In your custom scripts or main file, add the following line to include the file: include("CustomDataSources/YahooFinance.jl").

Fetching Data With The User Defined Source

The function EDH.fetch_external_data_from_internet(ext_cons, service, data_fields; clean_and_prepare=true, verbose_error=true)

with service specified as YahooFinanceUser can now be used to fetch data from the user defined YahooFinanceUser source.

Explanation Of The Code

Define the Data Source

Create a struct for your data source. The struct should be a subtype of the abstract type InternetDataSource.

struct YahooFinanceUser <: InternetDataSource end

Step 2: Declare Available Data Fields

Define available data fields by returning a DataFields object with a list of field symbols.

function available_data_fields(::Type{YahooFinanceUser})
    return DataFields([:close, :adj_close, :open, :low, :high, :volume])
end

Step 3: Implement the Data Retrieval Function

Define a function to fetch and process data from the data source. This function should accept the parameters: ticker, from, to and requested data fields. It should also specify the optional arguments resolution and skip_missing.
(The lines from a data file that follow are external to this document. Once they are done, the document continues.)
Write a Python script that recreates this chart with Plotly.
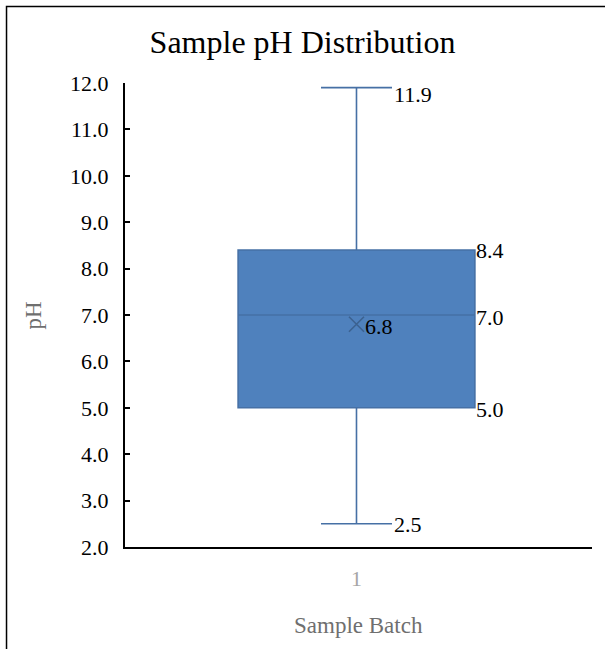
import plotly.graph_objects as go

# Summary statistics for the sample batch
batch_labels = ["1"]
q_min = [2.5]
q1 = [5.0]
median = [7.0]
q3 = [8.4]
q_max = [11.9]
mean = [6.8]

y_ticks = [2.0, 3.0, 4.0, 5.0, 6.0, 7.0, 8.0, 9.0, 10.0, 11.0, 12.0]

BOX_WIDTH = 0.507
WHISKER_FRAC = 0.3
SERIF = "Liberation Serif"
FILL = "#4f81bd"
EDGE = "#4670a5"
MEAN_COLOR = "#3c6290"

xs = list(range(len(batch_labels)))

fig = go.Figure()
fig.add_trace(go.Box(
    x=xs, q1=q1, median=median, q3=q3,
    lowerfence=q_min, upperfence=q_max,
    width=BOX_WIDTH, whiskerwidth=WHISKER_FRAC,
    fillcolor=FILL, line=dict(color=EDGE, width=1.6),
    boxpoints=False, hoverinfo="skip", showlegend=False,
))
fig.add_trace(go.Scatter(
    x=xs, y=mean, mode="markers",
    marker=dict(symbol="x-thin-open", size=15, color=MEAN_COLOR,
                line=dict(color=MEAN_COLOR, width=1.6)),
    hoverinfo="skip", showlegend=False,
))

# Value labels
lab_font = dict(family=SERIF, size=22, color="#000000")
for i, x in enumerate(xs):
    cap = BOX_WIDTH / 2 * WHISKER_FRAC
    half = BOX_WIDTH / 2
    items = [
        (x + cap, q_max[i], 0, -7),
        (x + half, q3[i], -1, 0),
        (x + half, median[i], -1, -2),
        (x + half, q1[i], -1, -2),
        (x + cap, q_min[i], 0, -1),
        (x, mean[i], 7, -2),
    ]
    for ax_x, val, dx, dy in items:
        fig.add_annotation(x=ax_x, y=val, xref="x", yref="y",
                           text=f"{val:.1f}", showarrow=False,
                           xanchor="left", yanchor="middle",
                           xshift=dx, yshift=dy, font=lab_font)

# Axis titles
fig.add_annotation(text="Sample Batch", xref="paper", yref="paper",
                   x=0.5, y=-0.17, xanchor="center", yanchor="middle",
                   showarrow=False,
                   font=dict(family=SERIF, size=23, color="#6f6f6f"))
fig.add_annotation(text="pH", xref="paper", yref="paper",
                   x=-0.196, y=0.5, xanchor="center", yanchor="middle",
                   textangle=-90, showarrow=False,
                   font=dict(family=SERIF, size=23, color="#6f6f6f"))

# Chart frame
fig.add_shape(type="rect", xref="paper", yref="paper",
              x0=-0.2537, x1=1.2, y0=-0.5, y1=1.1647,
              line=dict(color="#000000", width=1.5), fillcolor="rgba(0,0,0,0)",
              layer="below")

fig.update_layout(
    width=605, height=649,
    margin=dict(l=125, r=13, t=83, b=102),
    paper_bgcolor="white", plot_bgcolor="white",
    title=dict(text="Sample pH Distribution", x=0.5, xanchor="center",
               y=1 - 42 / 649, yanchor="middle", yref="container",
               font=dict(family=SERIF, size=32, color="#000000")),
    xaxis=dict(range=[-0.4957, len(xs) - 0.4957], tickvals=xs,
               ticktext=batch_labels,
               showline=True, linecolor="#000000", linewidth=2,
               showgrid=False, zeroline=False, ticks="",
               ticklabelstandoff=11,
               tickfont=dict(family=SERIF, size=22, color="#a6a6a6")),
    yaxis=dict(range=[2, 12], tickvals=y_ticks,
               ticktext=[f"{v:.1f}" for v in y_ticks],
               showline=True, linecolor="#000000", linewidth=2,
               showgrid=False, zeroline=False,
               ticks="inside", ticklen=5, tickwidth=1.5, tickcolor="#000000",
               ticklabelstandoff=10,
               tickfont=dict(family=SERIF, size=22, color="#000000")),
)

fig.write_html("out.html")
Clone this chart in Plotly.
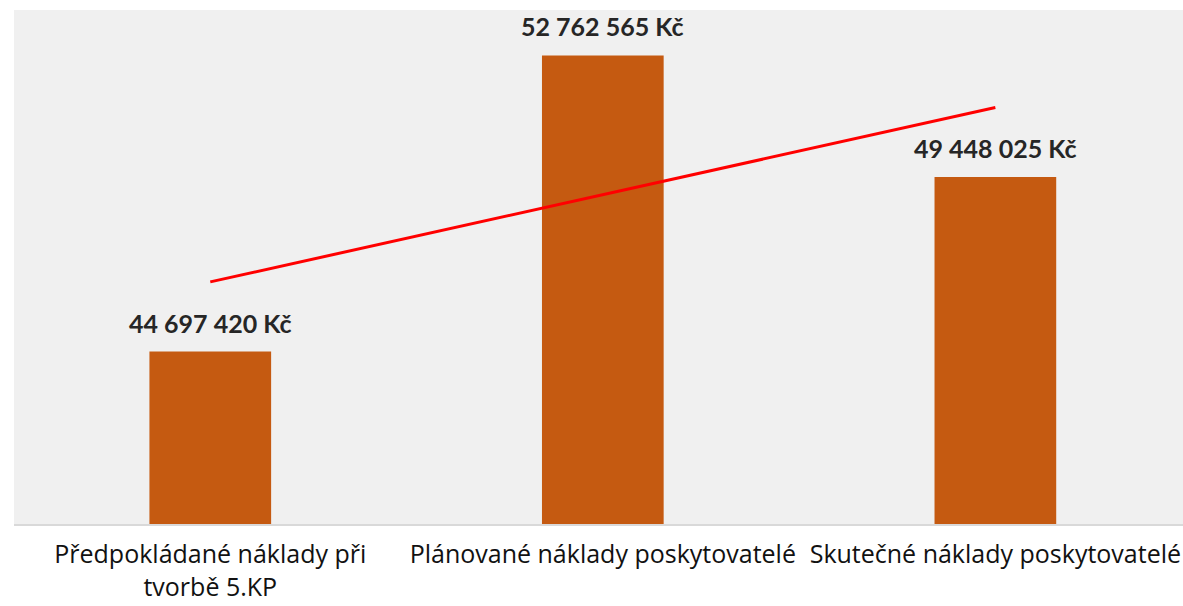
import numpy as np
import plotly.graph_objects as go

# Costs of the 5th community plan (Kč)
CATEGORIES = [
    "Předpokládané náklady při<br>tvorbě 5.KP",
    "Plánované náklady poskytovatelé",
    "Skutečné náklady poskytovatelé",
]
COSTS = [44697420, 52762565, 49448025]

BAR_COLOR = "#C55A11"
TEXT_COLOR = "#262626"
FONT = "Lato, 'Open Sans', sans-serif"
TICK_FONT = "'Open Sans', Lato, sans-serif"


def fmt_kc(v):
    return f"{v:,}".replace(",", " ") + " Kč"


fig = go.Figure()

fig.add_trace(go.Bar(
    x=CATEGORIES,
    y=COSTS,
    width=0.31,
    marker=dict(color=BAR_COLOR, line=dict(width=0)),
    showlegend=False,
))

# linear trend line (least squares over category index), like Excel's trendline
idx = np.arange(len(COSTS))
slope, intercept = np.polyfit(idx, COSTS, 1)
fig.add_trace(go.Scatter(
    x=CATEGORIES,
    y=slope * idx + intercept,
    mode="lines",
    line=dict(color="#FF0000", width=3),
    showlegend=False,
))

# value labels above the bars
for cat, v in zip(CATEGORIES, COSTS):
    fig.add_annotation(
        x=cat, y=v, xref="x", yref="y",
        text=f"<b>{fmt_kc(v)}</b>",
        showarrow=False,
        yanchor="bottom", yshift=12,
        font=dict(family=FONT, size=25, color=TEXT_COLOR),
    )

fig.update_layout(
    width=1183,
    height=606,
    margin=dict(l=14, r=0, t=10, b=82, autoexpand=False),
    paper_bgcolor="white",
    plot_bgcolor="#F0F0F0",
    font=dict(family=FONT, color=TEXT_COLOR),
    xaxis=dict(
        type="category",
        range=[-0.5, 2.478],
        automargin=False,
        showline=True, linecolor="#D9D9D9", linewidth=2,
        showgrid=False,
        ticks="outside", ticklen=7, tickcolor="rgba(0,0,0,0)",
        tickfont=dict(family=TICK_FONT, size=25, color="#111111"),
    ),
    yaxis=dict(
        range=[40_000_000, 54_000_000],
        visible=False,
        showgrid=False,
        zeroline=False,
        automargin=False,
    ),
)

# drop the page's default body margin so the figure sits at the window's corner
fig.write_html(
    "out.html",
    config={"displayModeBar": False},
    post_script="document.body.style.margin = '0';",
)
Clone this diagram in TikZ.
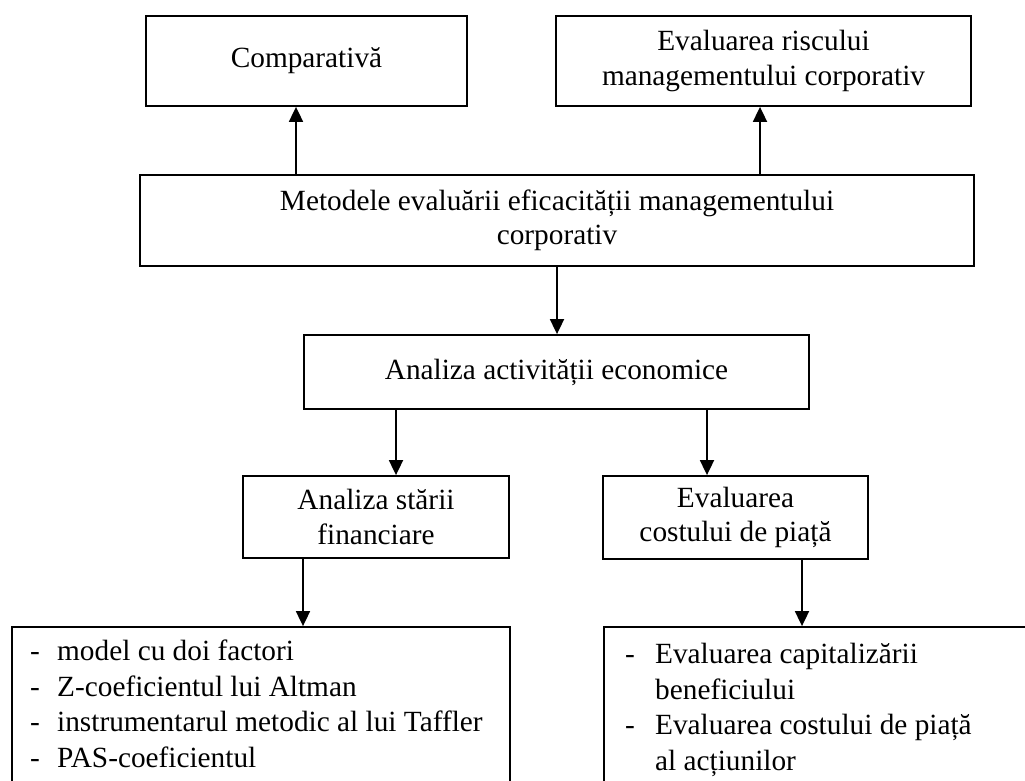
\documentclass[tikz,border=0pt]{standalone}
\usepackage{fontspec}
\setmainfont{Liberation Serif}
\usetikzlibrary{arrows.meta,calc}
\begin{document}
\begin{tikzpicture}[x=1pt,y=-1pt,
  box/.style={draw, line width=1.8pt, inner sep=0pt, align=center,
    font=\fontsize{29.3}{34.5}\selectfont},
  arr/.style={line width=1.8pt, -{Triangle[length=15pt,width=14pt]}},
  txt/.style={inner sep=0pt, align=left, anchor=north west,
    font=\fontsize{29.3}{35.5}\selectfont}]
\useasboundingbox[fill=white] (0,0) rectangle (1025,781);
\clip (0,0) rectangle (1025,781);

\node[box, minimum width=321pt, minimum height=90pt] (comp) at (306.5,61) {Comparativă};
\node[box, minimum width=415pt, minimum height=90pt] (risc) at (763.5,61) {Evaluarea riscului\\managementului corporativ};
\node[box, minimum width=834pt, minimum height=91pt] (met) at (557,220.5) {Metodele evaluării eficacității managementului\\corporativ};
\node[box, minimum width=505pt, minimum height=74pt] (act) at (556.5,372) {Analiza activității economice};
\node[box, minimum width=266pt, minimum height=82pt] (fin) at (376,517) {Analiza stării\\financiare};
\node[box, minimum width=265pt, minimum height=83pt] (cost) at (735.5,517.5) {Evaluarea\\costului de piață};
\node[box, minimum width=498pt, minimum height=200pt] (lb) at (261,727) {};
\node[box, minimum width=440pt, minimum height=200pt] (rb) at (824,727) {};

\node[txt] (lbt) at (30,640) {\makebox[27pt][l]{-}model cu doi factori\\
\makebox[27pt][l]{-}Z-coeficientul lui Altman\\
\makebox[27pt][l]{-}instrumentarul metodic al lui Taffler\\
\makebox[27pt][l]{-}PAS-coeficientul};
\node[txt] (rbt) at (625,643) {\makebox[30pt][l]{-}Evaluarea capitalizării\\
\hspace*{30pt}beneficiului\\
\makebox[30pt][l]{-}Evaluarea costului de piață\\
\hspace*{30pt}al acțiunilor};

\draw[arr] ($(met.north -| comp.south)+(-10.5,0)$) -- ($(comp.south)+(-10.5,0)$);
\draw[arr] ($(met.north -| risc.south)+(-3.5,0)$) -- ($(risc.south)+(-3.5,0)$);
\draw[arr] (met.south) -- (met.south |- act.north);
\draw[arr] ($(act.south -| fin.north)+(20,0)$) -- ($(fin.north)+(20,0)$);
\draw[arr] ($(act.south -| cost.north)+(-28.5,0)$) -- ($(cost.north)+(-28.5,0)$);
\draw[arr] ($(fin.south)+(-73,0)$) -- ($(fin.south |- lb.north)+(-73,0)$);
\draw[arr] ($(cost.south)+(66.5,0)$) -- ($(cost.south |- rb.north)+(66.5,0)$);
\end{tikzpicture}
\end{document}
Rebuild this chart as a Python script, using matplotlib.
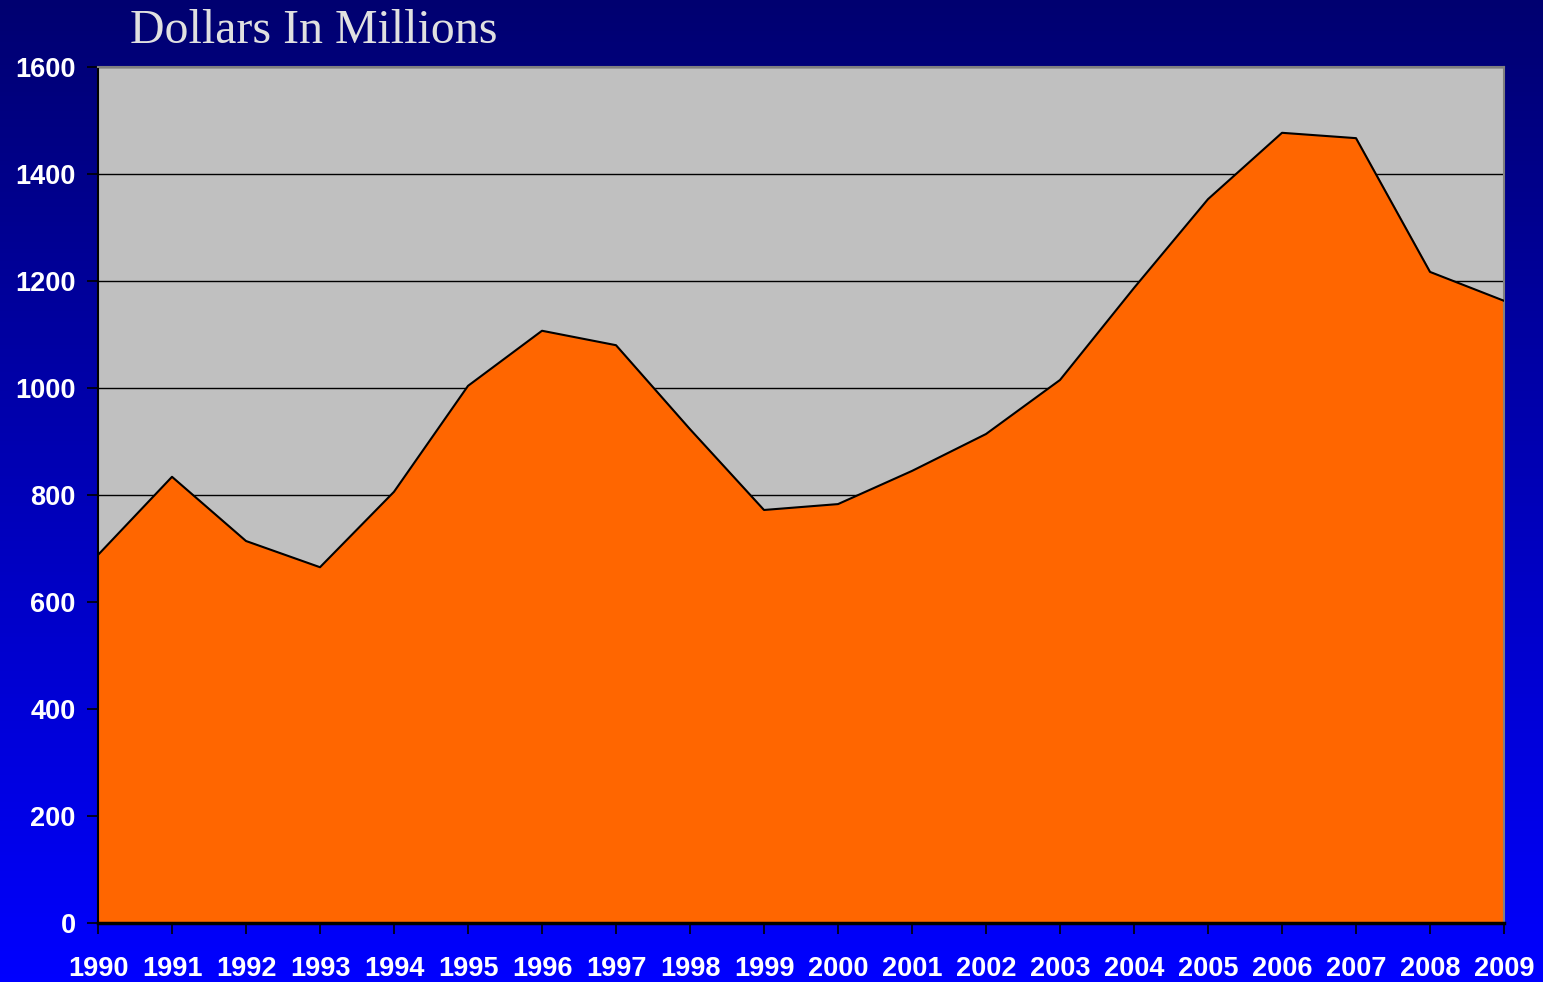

function external_API_timeseries(::Type{YahooFinanceUser}, ticker, from, to, requested_data_fields::DataFields; resolution="1d", skip_missing=false)
    # Validate and prepare API call parameters
    ...
    # API call and data parsing
    ...
    # Data processing and formatting
    ...
    # Return the prepared result
    return prepare_result(result_data, requested_data_fields, skip_missing)
end

Here, result_data should be a Dict with Symbols linking to Vectors of timeseries. The symbol :Index should be the timestamp index.